Heroin is not only one of the most dangerous drugs in the world, it is also one of the most addictive. Many experts attest that heroin, which is synthetically derived from the poppy plant, is the most addictive substance man has ever created. What makes heroin so addictive is the unique way it interacts with the user’s brain and central nervous system. After an individual has been using heroin for an extended period of time the brain will start to get accustomed to this influx of heroin and begin to depend on it for its natural pain relieving functions. Once that individual quits taking heroin for a short period of time, the body can no longer produce the same amount of dopamine as before, and that individual will start going through what is known as heroin detox or withdrawal syndrome.
One of the worst side effects of a heroin addiction is the excruciating withdrawal symptoms that set in hours after the last dose.
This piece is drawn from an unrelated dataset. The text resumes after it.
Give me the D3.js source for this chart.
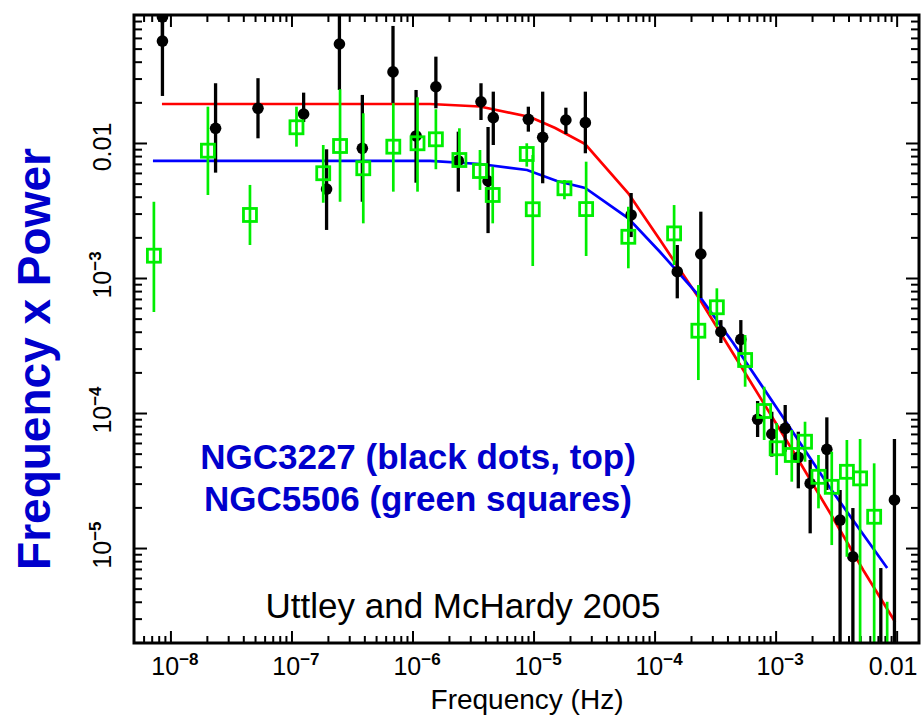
<!DOCTYPE html>
<html lang="en">
<head>
<meta charset="UTF-8">
<title>Frequency x Power - NGC3227 / NGC5506</title>
<script src="https://d3js.org/d3.v7.min.js"></script>
<style>
  body { margin: 0; background: #fff; overflow: hidden; }
  svg { display: block; font-family: "Liberation Sans", Arial, Helvetica, sans-serif; }
  .tick line { stroke: #000; stroke-width: 2px; }
</style>
</head>
<body>
<div id="chart"></div>
<script>
// NGC3227 (black dots): frequency (Hz), frequency x power, error bar low / high
const ngc3227Freq = [8.59e-9, 8.59e-9, 2.36e-8, 5.29e-8, 1.26e-7, 1.95e-7, 2.49e-7, 3.85e-7, 6.90e-7, 1.07e-6,
  1.56e-6, 2.39e-6, 3.68e-6, 4.65e-6, 4.21e-6, 9.06e-6, 1.19e-5, 1.85e-5, 2.68e-5, 6.40e-5,
  1.54e-4, 2.41e-4, 3.53e-4, 5.16e-4, 7.10e-4, 9.30e-4, 1.20e-3, 1.54e-3, 1.93e-3, 2.65e-3,
  3.41e-3, 4.35e-3, 7.40e-3, 9.59e-3];
const ngc3227Power = [0.0858, 0.0569, 0.01285, 0.01807, 0.0164, 0.00456, 0.0541, 0.00913, 0.0336, 0.01127,
  0.0261, 0.00739, 0.0202, 0.0154, 0.00523, 0.01498, 0.01102, 0.0148, 0.01414, 0.00293,
  0.001113, 0.001506, 4.00e-4, 3.51e-4, 8.98e-5, 6.99e-5, 7.70e-5, 4.70e-5, 3.01e-5, 5.38e-5,
  1.612e-5, 8.62e-6, 1.05e-6, 2.27e-5];
const ngc3227Lo = [0.0579, 0.0223, 0.00603, 0.01083, 0.0143, 0.00227, 0.0247, 0.00367, 0.0198, 0.00508,
  0.01807, 0.00436, 0.0148, 0.00966, 0.00215, 0.01213, 0.00503, 0.01166, 0.00839, 0.00201,
  7.07e-4, 7.11e-4, 3.30e-4, 2.69e-4, 6.64e-5, 4.75e-5, 5.17e-5, 2.77e-5, 1.285e-5, 2.69e-5,
  1e-6, 1e-6, 3e-7, 1e-6];
const ngc3227Hi = [0.161, 0.0872, 0.0277, 0.0302, 0.0236, 0.00898, 0.1146, 0.0227, 0.0736, 0.0247,
  0.0436, 0.01213, 0.0277, 0.0240, 0.01314, 0.01857, 0.0240, 0.01826, 0.0240, 0.00426,
  0.001755, 0.0031, 4.88e-4, 4.88e-4, 1.227e-4, 1.022e-4, 1.147e-4, 7.27e-5, 4.49e-5, 9.29e-5,
  2.69e-5, 1.978e-5, 7.11e-6, 6.42e-5];

// NGC5506 (green squares)
const ngc5506Freq = [7.30e-9, 2.04e-8, 4.54e-8, 1.10e-7, 1.83e-7, 2.52e-7, 3.92e-7, 6.94e-7, 1.10e-6, 1.56e-6,
  2.44e-6, 3.61e-6, 4.60e-6, 8.79e-6, 9.85e-6, 1.80e-5, 2.72e-5, 6.07e-5, 1.45e-4, 2.30e-4,
  3.27e-4, 5.60e-4, 8.04e-4, 1.02e-3, 1.36e-3, 1.75e-3, 2.26e-3, 2.91e-3, 3.88e-3, 4.99e-3,
  6.52e-3, 8.35e-3];
const ngc5506Power = [0.001463, 0.00877, 0.00293, 0.01307, 0.00597, 0.0095, 0.0065, 0.00939, 0.00995, 0.01065,
  0.00748, 0.0062, 0.00412, 0.00829, 0.00323, 0.00462, 0.00324, 0.00202, 0.00214, 4.07e-4,
  6.07e-4, 2.47e-4, 1.035e-4, 5.48e-5, 4.89e-5, 6.13e-5, 3.37e-5, 2.84e-5, 3.67e-5, 3.28e-5,
  1.705e-5, 1.0e-6];
const ngc5506Lo = [5.6e-4, 0.00412, 0.001755, 0.00939, 0.00361, 0.00367, 0.00254, 0.00436, 0.00436, 0.00639,
  0.00668, 0.00449, 0.00254, 0.00668, 0.001227, 0.00383, 0.001455, 0.00118, 0.001248, 1.755e-4,
  4.36e-4, 1.566e-4, 6.31e-5, 3.47e-5, 3.10e-5, 4.36e-5, 1.968e-5, 1.052e-5, 8.62e-6, 1e-6,
  1e-6, 3e-7];
const ngc5506Hi = [0.00367, 0.01857, 0.00489, 0.01857, 0.00966, 0.025, 0.0166, 0.0197, 0.0218, 0.01777,
  0.01285, 0.00887, 0.00668, 0.00995, 0.00815, 0.00532, 0.00727, 0.00337, 0.00347, 8.87e-4,
  8.39e-4, 3.78e-4, 1.566e-4, 8.43e-5, 7.48e-5, 8.62e-5, 4.89e-5, 5.17e-5, 6.31e-5, 6.42e-5,
  4.24e-5, 4.0e-6];

// bending power-law model curves
const redModelFreq = [8.51e-9, 1.40e-6, 3.61e-6, 9.36e-6, 1.51e-5, 2.67e-5, 6.04e-5, 1.11e-4, 2.38e-4, 5.60e-4,
  1.51e-3, 2.82e-3, 5.29e-3, 9.72e-3];
const redModelPower = [0.01945, 0.01945, 0.01864, 0.01558, 0.01292, 0.00983, 0.00426, 0.00191, 6.87e-4, 1.98e-4,
  4.64e-5, 1.816e-5, 6.87e-6, 2.83e-6];
const blueModelFreq = [7.17e-9, 1.40e-6, 3.61e-6, 8.84e-6, 1.56e-5, 2.67e-5, 6.04e-5, 1.11e-4, 2.38e-4, 4.46e-4,
  1.09e-3, 2.82e-3, 8.35e-3];
const blueModelPower = [0.00736, 0.00736, 0.00699, 0.00631, 0.00523, 0.00464, 0.00278, 0.001558, 7.23e-4, 3.30e-4,
  1.0e-4, 2.78e-5, 7.11e-6];

// axis ticks and labels
const xMajor = [1e-8, 1e-7, 1e-6, 1e-5, 1e-4, 1e-3, 1e-2];
const xLabels = [["10", "\u22128"], ["10", "\u22127"], ["10", "\u22126"], ["10", "\u22125"], ["10", "\u22124"], ["10", "\u22123"], ["0.01", ""]];
const yMajor = [1e-5, 1e-4, 1e-3, 1e-2];
const yLabels = [["10", "\u22125"], ["10", "\u22124"], ["10", "\u22123"], ["0.01", ""]];

const width = 924, height = 716;
const margin = { top: 15, right: 5, bottom: 73, left: 134 };
const x0 = margin.left, x1 = width - margin.right;
const y0 = margin.top, y1 = height - margin.bottom;

const svg = d3.select("#chart").append("svg")
  .attr("width", width)
  .attr("height", height);

const x = d3.scaleLog().domain([5e-9, 0.0153]).range([x0, x1]);
const y = d3.scaleLog().domain([1.98e-6, 0.0887]).range([y1, y0]);

// minor ticks 2..9 in each decade
function minors(scale) {
  const [a, b] = scale.domain();
  const out = [];
  for (let e = Math.floor(Math.log10(a)); e <= Math.ceil(Math.log10(b)); e++) {
    for (let k = 2; k <= 9; k++) {
      const v = k * Math.pow(10, e);
      if (v > a && v < b) out.push(v);
    }
  }
  return out;
}
const xMinor = minors(x), yMinor = minors(y);

function addAxis(axis, tx, ty) {
  const g = svg.append("g").attr("transform", `translate(${tx},${ty})`).call(axis);
  g.select(".domain").remove();
  g.selectAll("text").remove();
}
addAxis(d3.axisBottom(x).tickValues(xMajor).tickSize(-12), 0, y1);
addAxis(d3.axisBottom(x).tickValues(xMinor).tickSize(-7), 0, y1);
addAxis(d3.axisTop(x).tickValues(xMajor).tickSize(-12), 0, y0);
addAxis(d3.axisTop(x).tickValues(xMinor).tickSize(-7), 0, y0);
addAxis(d3.axisLeft(y).tickValues(yMajor).tickSize(-13), x0, 0);
addAxis(d3.axisLeft(y).tickValues(yMinor).tickSize(-8), x0, 0);
addAxis(d3.axisRight(y).tickValues(yMajor).tickSize(-13), x1, 0);
addAxis(d3.axisRight(y).tickValues(yMinor).tickSize(-8), x1, 0);

// tick labels
xMajor.forEach((v, i) => {
  const t = svg.append("text")
    .attr("x", x(v) + (xLabels[i][1] ? 4.5 : -3.5))
    .attr("y", 675)
    .attr("text-anchor", "middle")
    .style("font-size", "25px");
  t.append("tspan").text(xLabels[i][0]);
  if (xLabels[i][1]) t.append("tspan").attr("dy", -10).style("font-size", "17px").style("font-weight", "bold").text(xLabels[i][1]);
});
yMajor.forEach((v, i) => {
  const t = svg.append("text")
    .attr("transform", `translate(111,${y(v)}) rotate(-90)`)
    .attr("x", yLabels[i][1] ? 3 : -4)
    .attr("text-anchor", "middle")
    .style("font-size", "25px");
  t.append("tspan").text(yLabels[i][0]);
  if (yLabels[i][1]) t.append("tspan").attr("dy", -10).style("font-size", "17px").style("font-weight", "bold").text(yLabels[i][1]);
});

// plot contents, clipped to the frame
svg.append("clipPath").attr("id", "plotClip")
  .append("rect").attr("x", x0).attr("y", y0).attr("width", x1 - x0).attr("height", y1 - y0);
const plot = svg.append("g").attr("clip-path", "url(#plotClip)");

const line = d3.line().x(d => x(d[0])).y(d => y(d[1]));
plot.append("path")
  .datum(redModelFreq.map((f, i) => [f, redModelPower[i]]))
  .attr("d", line).attr("fill", "none").attr("stroke", "#ff0000").attr("stroke-width", 2.7);
plot.append("path")
  .datum(blueModelFreq.map((f, i) => [f, blueModelPower[i]]))
  .attr("d", line).attr("fill", "none").attr("stroke", "#0000ff").attr("stroke-width", 2.7);

// NGC3227 black dots
const black = ngc3227Freq.map((f, i) => ({ f, p: ngc3227Power[i], lo: ngc3227Lo[i], hi: ngc3227Hi[i] }));
plot.selectAll(".bErr").data(black).enter().append("line")
  .attr("x1", d => x(d.f)).attr("x2", d => x(d.f))
  .attr("y1", d => y(d.lo)).attr("y2", d => y(d.hi))
  .attr("stroke", "#000").attr("stroke-width", 3.3);
plot.selectAll(".bDot").data(black).enter().append("circle")
  .attr("cx", d => x(d.f)).attr("cy", d => y(d.p)).attr("r", 5.8)
  .attr("fill", "#000");

// NGC5506 green squares
const green = ngc5506Freq.map((f, i) => ({ f, p: ngc5506Power[i], lo: ngc5506Lo[i], hi: ngc5506Hi[i] }));
plot.selectAll(".gErr").data(green).enter().append("line")
  .attr("x1", d => x(d.f)).attr("x2", d => x(d.f))
  .attr("y1", d => y(d.lo)).attr("y2", d => y(d.hi))
  .attr("stroke", "#00ee00").attr("stroke-width", 2.7);
plot.selectAll(".gSq").data(green).enter().append("rect")
  .attr("x", d => x(d.f) - 6.5).attr("y", d => y(d.p) - 6.5)
  .attr("width", 13).attr("height", 13)
  .attr("fill", "none").attr("stroke", "#00ee00").attr("stroke-width", 2.8);

// frame
svg.append("rect")
  .attr("x", x0).attr("y", y0).attr("width", x1 - x0).attr("height", y1 - y0)
  .attr("fill", "none").attr("stroke", "#000").attr("stroke-width", 3);

// titles and notes
svg.append("text")
  .attr("transform", "translate(50,359) rotate(-90)")
  .attr("text-anchor", "middle")
  .style("font-size", "46px").style("font-weight", "bold").style("fill", "#0000cc")
  .text("Frequency x Power");

svg.append("text")
  .attr("x", 527).attr("y", 709)
  .attr("text-anchor", "middle")
  .style("font-size", "28px")
  .text("Frequency (Hz)");

svg.append("text")
  .attr("x", 418).attr("y", 469)
  .attr("text-anchor", "middle")
  .style("font-size", "35px").style("font-weight", "bold").style("fill", "#0000cc")
  .text("NGC3227 (black dots, top)");
svg.append("text")
  .attr("x", 418).attr("y", 511)
  .attr("text-anchor", "middle")
  .style("font-size", "35px").style("font-weight", "bold").style("fill", "#0000cc")
  .text("NGC5506 (green squares)");

svg.append("text")
  .attr("x", 463).attr("y", 618)
  .attr("text-anchor", "middle")
  .style("font-size", "35px")
  .text("Uttley and McHardy 2005");
</script>
</body>
</html>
Heroin withdrawal symptoms can last for days, to even weeks at a time and can even be so excruciating that an addict will continue using heroin indefinitely, even if they sincerely want to quit.
Common heroin withdrawal symptoms include:
- Excessive sweating
- Extreme irritability
- Flu-like symptoms
The best way to beat a heroin addiction is to seek out a medically assisted detox program. There are many different types of heroin detox methods including taking methadone, suboxone, rapid anesthesia heroin detox, Clonidine, the Waismann Method, just to name a few. Each detox program has its own strengths and weaknesses and varying levels of effectiveness.
One of the most popular heroin detox drugs is an opiate withdrawal medication called Methadone. Methadone has been around for decades and is administered in places called Methadone Clinics. A lot of methadone clinics are actually free of charge and usually have long waiting lists of a few months or so. However, one of the major criticisms of methadone is that because it is a full opioid, just like heroin, it comes with a high risk of addiction and dependence. There are many accounts of individuals who started using methadone for a heroin addiction, and instead became addicted to methadone instead.
Because methadone comes with a high rate of addiction and abuse, a common alternative is a drug called Suboxone. Suboxone is looked at as a safer alternative to methadone for several reasons. First of all, Suboxone is only a partial opioid and comes with a lower rate of addiction and dependency. Secondly, Suboxone is combined with a drug called Naloxone which prevents abuse by causing severe withdrawal symptoms if the drug is taken improperly or abused.
Lastly, Suboxone has a built in ceiling effect so that even if the person takes more Suboxone than their supposed to, they won’t feel an increased high, unlike with Methadone. This is to prevent abuse and Suboxone overdose. Suboxone is also one of the only heroin detox medications that can be taken in the privacy of one’s own home.